I can’t remember now how either of us said we’d spend the money, but I remember well the hour-long discussion that resulted. Steve revealed a side of himself that night I hadn’t known before. He had always appeared so confident and in control, as though there was never any question where his life was headed and how he’d get there. But the more he talked, the more I realized he wasn’t so different from me. He too struggled at times to know what he should do with his life.
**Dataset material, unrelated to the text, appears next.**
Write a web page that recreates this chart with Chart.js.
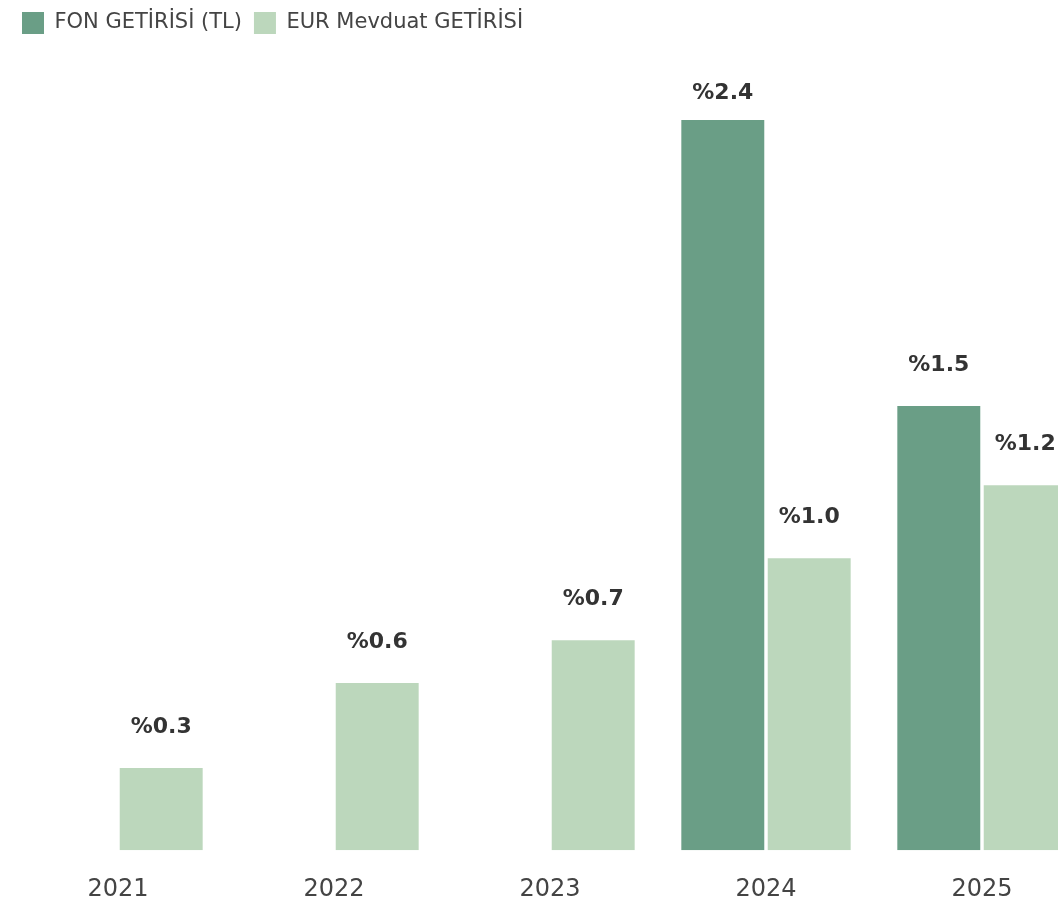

Steve had been home from his mission nearly six months, and he was anxious to decide on a course of study that would suit him. He wanted to teach seminary, but was also considering getting an MBA or going to law school. He wondered if he would find the same fulfillment in the business world he would in teaching. (He loved to teach and was a natural at it—I had attended his Sunday School class the week before and had been amazed at how gifted he really was.)

I don’t know if he was any more certain which direction his life should take after that discussion than he was before, but we’ve talked since, and both of us agreed that that discussion was a turning point in our relationship. Though it took place years ago, that question date is still one of my most memorable. I was surprised at how much I learned about Steve that night, and I remember he said the same thing about me as he said goodnight. It established a firm foundation of trust and openness upon which we could further build our friendship.

Of course that’s just one way to get to know the person behind the smile; there are lots of others. And none of them are difficult. All it takes is a genuine concern for the person you want to know better and a willingness to share your ideas and feelings with someone else. It’s as simple as sharing your feelings about the movie you just saw with a friend as you drive home together, or telling a friend about your latest hobby as you bake a German chocolate cake together to take to a neighbor.

Though I can’t promise these are foolproof ways to snare a husband or wife (Steve got married a year or so ago to someone else), I can promise they’re great ways to really get to know the person behind the smile!